Exercise brief:
Review the lines that follow and copy each one that contains the word "matplotlib".

Dataset rows:
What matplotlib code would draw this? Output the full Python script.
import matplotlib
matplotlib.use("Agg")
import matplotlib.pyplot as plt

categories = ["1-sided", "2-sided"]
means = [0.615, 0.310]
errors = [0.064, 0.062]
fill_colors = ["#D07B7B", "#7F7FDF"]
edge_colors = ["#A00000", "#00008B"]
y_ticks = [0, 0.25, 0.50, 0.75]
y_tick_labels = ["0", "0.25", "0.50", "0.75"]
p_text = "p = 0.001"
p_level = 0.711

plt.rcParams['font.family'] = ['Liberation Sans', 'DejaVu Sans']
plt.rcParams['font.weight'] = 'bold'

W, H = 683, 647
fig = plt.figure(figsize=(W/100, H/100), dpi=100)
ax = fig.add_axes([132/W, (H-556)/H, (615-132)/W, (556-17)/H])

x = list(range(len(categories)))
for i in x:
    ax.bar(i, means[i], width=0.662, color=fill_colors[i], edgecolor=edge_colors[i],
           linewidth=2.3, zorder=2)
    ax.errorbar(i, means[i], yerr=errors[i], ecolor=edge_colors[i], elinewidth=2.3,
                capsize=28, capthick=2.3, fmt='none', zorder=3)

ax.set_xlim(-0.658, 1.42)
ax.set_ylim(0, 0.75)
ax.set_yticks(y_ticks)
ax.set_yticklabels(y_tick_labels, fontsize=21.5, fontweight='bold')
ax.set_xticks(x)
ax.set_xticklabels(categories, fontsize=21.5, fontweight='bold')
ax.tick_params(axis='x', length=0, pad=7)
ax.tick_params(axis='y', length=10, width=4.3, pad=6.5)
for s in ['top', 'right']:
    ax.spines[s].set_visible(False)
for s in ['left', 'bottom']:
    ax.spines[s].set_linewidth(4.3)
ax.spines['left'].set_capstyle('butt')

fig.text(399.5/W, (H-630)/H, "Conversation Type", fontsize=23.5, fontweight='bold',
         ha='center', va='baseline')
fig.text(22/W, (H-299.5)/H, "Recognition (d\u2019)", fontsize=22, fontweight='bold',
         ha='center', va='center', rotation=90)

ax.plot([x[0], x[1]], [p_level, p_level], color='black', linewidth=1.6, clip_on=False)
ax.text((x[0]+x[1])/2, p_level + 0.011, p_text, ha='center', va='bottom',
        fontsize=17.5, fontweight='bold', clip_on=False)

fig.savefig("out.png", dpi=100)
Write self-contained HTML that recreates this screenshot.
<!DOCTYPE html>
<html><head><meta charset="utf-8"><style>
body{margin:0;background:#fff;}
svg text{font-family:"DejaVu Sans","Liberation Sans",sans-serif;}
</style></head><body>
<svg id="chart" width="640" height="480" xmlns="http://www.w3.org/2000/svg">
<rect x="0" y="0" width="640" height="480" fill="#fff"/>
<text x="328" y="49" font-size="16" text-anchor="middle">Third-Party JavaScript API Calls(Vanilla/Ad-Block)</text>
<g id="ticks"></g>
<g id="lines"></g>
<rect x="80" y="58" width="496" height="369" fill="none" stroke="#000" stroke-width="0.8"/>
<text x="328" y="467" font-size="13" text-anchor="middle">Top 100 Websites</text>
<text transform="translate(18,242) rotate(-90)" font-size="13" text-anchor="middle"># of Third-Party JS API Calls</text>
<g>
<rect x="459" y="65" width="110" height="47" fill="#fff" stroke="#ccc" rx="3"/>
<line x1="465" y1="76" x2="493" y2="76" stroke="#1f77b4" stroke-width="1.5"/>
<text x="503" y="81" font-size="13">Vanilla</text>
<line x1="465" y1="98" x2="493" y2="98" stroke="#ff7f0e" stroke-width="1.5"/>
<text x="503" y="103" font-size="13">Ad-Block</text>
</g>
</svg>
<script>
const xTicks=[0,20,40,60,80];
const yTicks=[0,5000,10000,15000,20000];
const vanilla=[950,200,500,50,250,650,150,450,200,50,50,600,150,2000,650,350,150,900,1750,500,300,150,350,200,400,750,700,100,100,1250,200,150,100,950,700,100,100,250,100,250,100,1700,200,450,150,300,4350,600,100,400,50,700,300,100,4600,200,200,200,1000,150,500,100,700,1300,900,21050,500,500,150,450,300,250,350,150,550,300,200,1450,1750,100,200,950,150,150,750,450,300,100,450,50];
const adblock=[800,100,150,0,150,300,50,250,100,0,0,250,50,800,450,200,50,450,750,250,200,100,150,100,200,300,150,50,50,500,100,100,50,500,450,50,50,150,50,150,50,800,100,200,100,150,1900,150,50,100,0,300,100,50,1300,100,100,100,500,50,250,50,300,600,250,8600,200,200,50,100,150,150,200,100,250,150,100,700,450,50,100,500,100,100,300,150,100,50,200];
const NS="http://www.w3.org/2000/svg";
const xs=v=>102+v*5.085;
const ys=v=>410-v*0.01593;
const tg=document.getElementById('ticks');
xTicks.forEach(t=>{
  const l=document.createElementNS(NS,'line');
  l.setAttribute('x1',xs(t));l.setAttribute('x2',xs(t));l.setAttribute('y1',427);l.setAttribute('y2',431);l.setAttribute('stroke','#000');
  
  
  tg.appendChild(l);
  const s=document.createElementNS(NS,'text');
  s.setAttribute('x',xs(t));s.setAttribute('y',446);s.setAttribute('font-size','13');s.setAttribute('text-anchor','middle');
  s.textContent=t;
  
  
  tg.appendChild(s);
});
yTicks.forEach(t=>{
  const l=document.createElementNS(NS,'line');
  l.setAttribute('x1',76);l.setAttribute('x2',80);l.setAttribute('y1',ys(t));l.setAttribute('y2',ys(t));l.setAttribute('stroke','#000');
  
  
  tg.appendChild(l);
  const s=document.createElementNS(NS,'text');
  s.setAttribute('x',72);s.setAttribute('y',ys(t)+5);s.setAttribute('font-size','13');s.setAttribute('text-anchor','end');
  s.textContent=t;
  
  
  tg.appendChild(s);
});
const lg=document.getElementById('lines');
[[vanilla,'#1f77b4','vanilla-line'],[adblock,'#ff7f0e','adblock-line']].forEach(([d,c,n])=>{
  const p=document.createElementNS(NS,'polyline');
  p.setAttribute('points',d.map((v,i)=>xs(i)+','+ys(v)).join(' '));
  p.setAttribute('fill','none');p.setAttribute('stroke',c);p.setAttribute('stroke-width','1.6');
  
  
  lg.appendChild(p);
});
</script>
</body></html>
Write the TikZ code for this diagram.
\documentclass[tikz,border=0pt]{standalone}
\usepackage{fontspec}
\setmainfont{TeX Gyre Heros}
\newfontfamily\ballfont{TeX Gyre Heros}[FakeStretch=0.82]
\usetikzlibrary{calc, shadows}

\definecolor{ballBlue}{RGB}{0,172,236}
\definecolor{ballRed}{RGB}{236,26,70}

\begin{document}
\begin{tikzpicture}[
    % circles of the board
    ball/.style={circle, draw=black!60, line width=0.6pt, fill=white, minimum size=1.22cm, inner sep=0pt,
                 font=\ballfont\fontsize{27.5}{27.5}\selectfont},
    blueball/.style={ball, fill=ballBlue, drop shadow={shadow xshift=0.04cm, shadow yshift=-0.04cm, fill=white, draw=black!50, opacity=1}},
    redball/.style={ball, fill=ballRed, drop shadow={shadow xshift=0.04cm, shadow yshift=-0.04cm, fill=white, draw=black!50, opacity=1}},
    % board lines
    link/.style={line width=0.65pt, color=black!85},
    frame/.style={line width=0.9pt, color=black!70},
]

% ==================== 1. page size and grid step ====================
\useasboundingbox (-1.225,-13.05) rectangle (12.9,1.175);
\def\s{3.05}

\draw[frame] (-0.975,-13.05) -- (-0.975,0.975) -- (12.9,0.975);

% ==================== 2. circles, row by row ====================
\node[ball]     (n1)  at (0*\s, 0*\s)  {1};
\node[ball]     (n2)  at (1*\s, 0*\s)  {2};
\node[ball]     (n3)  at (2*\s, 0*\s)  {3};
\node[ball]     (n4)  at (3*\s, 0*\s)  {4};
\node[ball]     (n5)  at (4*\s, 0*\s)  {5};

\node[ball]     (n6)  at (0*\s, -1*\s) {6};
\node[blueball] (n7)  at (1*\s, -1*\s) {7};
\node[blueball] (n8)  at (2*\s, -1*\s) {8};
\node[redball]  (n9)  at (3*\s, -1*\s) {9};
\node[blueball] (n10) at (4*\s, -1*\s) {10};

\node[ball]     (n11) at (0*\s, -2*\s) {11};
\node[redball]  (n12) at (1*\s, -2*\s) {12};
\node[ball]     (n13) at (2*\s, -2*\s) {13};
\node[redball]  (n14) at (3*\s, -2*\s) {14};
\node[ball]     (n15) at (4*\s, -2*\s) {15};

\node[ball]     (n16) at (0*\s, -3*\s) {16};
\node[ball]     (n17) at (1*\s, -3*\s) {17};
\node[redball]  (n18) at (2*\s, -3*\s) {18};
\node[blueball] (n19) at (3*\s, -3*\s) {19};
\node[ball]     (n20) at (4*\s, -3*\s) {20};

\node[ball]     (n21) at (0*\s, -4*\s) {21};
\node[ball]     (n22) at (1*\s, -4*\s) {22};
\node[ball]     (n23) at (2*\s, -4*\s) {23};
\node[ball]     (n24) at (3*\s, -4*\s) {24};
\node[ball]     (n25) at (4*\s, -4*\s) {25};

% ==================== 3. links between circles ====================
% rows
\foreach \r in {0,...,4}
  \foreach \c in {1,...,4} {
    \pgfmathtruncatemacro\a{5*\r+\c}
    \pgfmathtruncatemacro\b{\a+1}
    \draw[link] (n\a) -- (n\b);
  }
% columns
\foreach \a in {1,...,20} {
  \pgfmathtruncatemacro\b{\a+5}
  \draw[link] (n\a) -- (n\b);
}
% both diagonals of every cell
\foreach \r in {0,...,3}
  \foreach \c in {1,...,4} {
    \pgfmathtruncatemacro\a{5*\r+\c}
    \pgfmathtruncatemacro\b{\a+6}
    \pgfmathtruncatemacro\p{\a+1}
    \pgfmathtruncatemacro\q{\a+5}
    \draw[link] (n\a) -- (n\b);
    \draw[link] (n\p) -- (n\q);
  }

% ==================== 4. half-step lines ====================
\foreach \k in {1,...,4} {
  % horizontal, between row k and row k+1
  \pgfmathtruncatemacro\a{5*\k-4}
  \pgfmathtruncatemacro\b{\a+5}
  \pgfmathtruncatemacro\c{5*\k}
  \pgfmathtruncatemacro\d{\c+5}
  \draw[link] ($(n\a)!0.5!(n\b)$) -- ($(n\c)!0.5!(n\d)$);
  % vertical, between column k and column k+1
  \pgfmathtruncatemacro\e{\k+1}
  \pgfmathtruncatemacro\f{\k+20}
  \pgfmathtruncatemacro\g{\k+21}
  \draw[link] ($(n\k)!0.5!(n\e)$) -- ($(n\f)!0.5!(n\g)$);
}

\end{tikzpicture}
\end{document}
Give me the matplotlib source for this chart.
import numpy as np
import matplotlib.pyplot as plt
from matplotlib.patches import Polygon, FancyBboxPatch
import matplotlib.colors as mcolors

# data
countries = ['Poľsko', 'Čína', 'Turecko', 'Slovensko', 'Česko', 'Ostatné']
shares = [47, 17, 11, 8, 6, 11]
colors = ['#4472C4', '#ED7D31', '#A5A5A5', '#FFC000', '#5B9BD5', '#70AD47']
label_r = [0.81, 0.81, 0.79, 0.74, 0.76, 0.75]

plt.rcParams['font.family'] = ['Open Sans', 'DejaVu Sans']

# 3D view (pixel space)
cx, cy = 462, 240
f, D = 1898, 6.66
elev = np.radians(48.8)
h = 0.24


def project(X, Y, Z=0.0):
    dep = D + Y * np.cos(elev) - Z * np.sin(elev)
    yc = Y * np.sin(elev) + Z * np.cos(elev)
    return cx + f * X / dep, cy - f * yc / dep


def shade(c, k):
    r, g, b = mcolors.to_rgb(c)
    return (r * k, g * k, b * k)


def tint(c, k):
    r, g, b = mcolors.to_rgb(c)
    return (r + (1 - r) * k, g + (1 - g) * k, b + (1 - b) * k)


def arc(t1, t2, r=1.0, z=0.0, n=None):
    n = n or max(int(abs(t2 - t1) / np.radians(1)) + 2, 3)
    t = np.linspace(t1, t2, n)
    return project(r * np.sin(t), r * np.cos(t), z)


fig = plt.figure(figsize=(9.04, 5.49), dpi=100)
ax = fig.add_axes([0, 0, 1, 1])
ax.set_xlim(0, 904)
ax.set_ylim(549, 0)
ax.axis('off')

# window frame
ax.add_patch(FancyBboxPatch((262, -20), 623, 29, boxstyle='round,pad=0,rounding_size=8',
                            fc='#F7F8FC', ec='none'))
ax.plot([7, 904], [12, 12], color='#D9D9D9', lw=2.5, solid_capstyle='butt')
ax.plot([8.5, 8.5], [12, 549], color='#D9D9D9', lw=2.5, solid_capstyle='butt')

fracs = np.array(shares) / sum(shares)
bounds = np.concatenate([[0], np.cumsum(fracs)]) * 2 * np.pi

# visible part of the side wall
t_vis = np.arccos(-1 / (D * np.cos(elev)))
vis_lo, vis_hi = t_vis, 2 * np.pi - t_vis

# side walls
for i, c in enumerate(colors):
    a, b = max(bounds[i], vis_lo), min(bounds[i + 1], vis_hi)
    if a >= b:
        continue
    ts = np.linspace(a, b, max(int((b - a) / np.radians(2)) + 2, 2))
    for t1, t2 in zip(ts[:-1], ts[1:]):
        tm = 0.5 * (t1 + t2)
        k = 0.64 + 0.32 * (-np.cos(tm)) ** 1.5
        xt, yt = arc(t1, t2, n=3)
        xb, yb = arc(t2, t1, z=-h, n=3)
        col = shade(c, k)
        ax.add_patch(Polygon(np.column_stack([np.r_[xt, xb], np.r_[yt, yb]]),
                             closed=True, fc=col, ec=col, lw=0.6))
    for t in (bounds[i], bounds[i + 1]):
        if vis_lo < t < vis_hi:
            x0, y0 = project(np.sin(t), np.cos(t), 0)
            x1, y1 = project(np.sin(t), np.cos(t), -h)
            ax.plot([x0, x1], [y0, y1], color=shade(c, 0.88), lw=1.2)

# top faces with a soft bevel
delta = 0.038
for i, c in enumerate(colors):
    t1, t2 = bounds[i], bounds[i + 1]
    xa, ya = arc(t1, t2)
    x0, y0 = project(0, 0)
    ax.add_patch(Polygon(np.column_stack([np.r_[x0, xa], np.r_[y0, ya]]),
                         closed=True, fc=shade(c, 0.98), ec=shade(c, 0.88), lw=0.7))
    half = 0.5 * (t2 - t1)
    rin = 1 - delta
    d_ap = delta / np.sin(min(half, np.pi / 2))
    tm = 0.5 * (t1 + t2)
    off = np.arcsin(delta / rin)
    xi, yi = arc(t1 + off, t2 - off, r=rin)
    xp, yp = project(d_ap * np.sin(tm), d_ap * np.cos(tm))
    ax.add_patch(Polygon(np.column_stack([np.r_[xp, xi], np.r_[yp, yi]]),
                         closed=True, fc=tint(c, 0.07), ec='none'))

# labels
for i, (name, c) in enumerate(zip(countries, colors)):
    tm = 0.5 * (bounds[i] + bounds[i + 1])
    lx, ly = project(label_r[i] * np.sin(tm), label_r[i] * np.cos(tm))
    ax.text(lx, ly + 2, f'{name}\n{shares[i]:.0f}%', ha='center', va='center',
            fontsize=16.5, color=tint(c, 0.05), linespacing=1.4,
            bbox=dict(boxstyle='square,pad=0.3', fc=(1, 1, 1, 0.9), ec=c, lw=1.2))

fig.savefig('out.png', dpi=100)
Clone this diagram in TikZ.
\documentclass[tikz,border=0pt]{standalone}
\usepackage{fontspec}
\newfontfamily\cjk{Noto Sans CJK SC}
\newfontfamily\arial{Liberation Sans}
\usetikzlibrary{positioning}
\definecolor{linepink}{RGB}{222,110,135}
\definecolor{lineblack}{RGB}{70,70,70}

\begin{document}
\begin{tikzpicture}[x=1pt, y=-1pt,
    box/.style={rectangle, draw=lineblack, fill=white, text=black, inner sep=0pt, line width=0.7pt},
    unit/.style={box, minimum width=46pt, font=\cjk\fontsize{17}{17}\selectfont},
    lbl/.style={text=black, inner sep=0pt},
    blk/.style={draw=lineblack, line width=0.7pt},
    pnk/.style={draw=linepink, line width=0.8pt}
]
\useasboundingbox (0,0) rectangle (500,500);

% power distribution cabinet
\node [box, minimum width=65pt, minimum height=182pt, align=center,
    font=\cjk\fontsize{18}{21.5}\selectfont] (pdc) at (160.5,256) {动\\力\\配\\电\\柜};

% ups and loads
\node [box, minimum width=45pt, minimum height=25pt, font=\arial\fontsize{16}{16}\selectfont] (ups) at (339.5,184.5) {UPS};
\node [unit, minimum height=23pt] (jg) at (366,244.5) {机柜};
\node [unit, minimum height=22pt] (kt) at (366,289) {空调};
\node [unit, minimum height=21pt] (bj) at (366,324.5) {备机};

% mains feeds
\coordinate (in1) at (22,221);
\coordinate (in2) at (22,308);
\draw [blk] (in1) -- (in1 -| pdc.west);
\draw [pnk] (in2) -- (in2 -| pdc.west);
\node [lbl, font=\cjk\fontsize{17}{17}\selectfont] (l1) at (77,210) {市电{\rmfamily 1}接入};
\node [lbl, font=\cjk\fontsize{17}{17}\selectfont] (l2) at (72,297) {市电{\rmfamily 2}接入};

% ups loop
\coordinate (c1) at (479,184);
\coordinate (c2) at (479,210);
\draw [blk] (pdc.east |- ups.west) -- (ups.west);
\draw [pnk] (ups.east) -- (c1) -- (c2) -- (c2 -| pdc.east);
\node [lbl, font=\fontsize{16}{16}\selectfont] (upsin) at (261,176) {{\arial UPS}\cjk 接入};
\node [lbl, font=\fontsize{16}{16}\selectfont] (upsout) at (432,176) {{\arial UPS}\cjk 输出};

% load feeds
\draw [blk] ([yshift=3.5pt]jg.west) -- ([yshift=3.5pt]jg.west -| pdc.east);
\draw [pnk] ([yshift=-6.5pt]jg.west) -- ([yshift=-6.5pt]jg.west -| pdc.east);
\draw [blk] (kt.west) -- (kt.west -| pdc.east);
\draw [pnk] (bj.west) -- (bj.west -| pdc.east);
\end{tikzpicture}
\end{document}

Task answer:
What matplotlib code would draw this? Output the full Python script.
import matplotlib
matplotlib.use("Agg")
import matplotlib.pyplot as plt
Give me the matplotlib source for this chart.
import matplotlib.pyplot as plt
from matplotlib.patches import Polygon, FancyBboxPatch
import matplotlib.colors as mcolors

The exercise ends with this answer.